By the time the Baltic Fleet reached the Pacific Ocean where the war took place, there was no more Russian Pacific Feet for them to combine, as the Russian Pacific Fleet was already destroyed and their main naval base, Port Arthur, taken by the Japanese. The Russian Baltic Fleet had to go through the risky stretch of water to Vladivostok, where the Russian Baltic Fleet was destroyed by the Japanese.

The outcome of the Russo-Japanese War shook the world. It was the first time in history when a tiny Asian country defeated a gigantic European power. The “Double-Cross Strategy” played an important part.

Forged Contract to Keep Price Down

A noodle factory was enjoying good business. But that year there was a drought which greatly affected the supply of wheat, the raw material needed to make noodles.

The normal suppliers raised their price of wheat flour as there was a shortage of wheat.
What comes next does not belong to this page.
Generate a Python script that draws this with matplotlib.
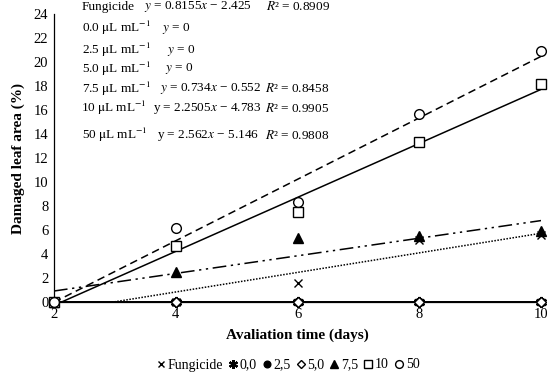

The managing director of the factory suspected that a senior executive of the factory encouraged a price rise from suppliers

The factory was faced with two options – produced at a loss or stopped work. The managing director chose neither. He thought of an excellent plan. He went to other areas to look for supplies.

He forged a contract with a distant supplier to buy thousands of bags of wheat flower. He kept the contract secretive, but subtly leaked the information to the suspect.

The suspect quickly contacted the local suppliers. He told them that the factory would buy thousands of bags of wheat flower from the distant supplier. Therefore, the local suppliers quickly sold their wheat flour at a reduced price to compete with the distant supplier. The noodle factor could buy the wheat flour cheaply and made a huge profit.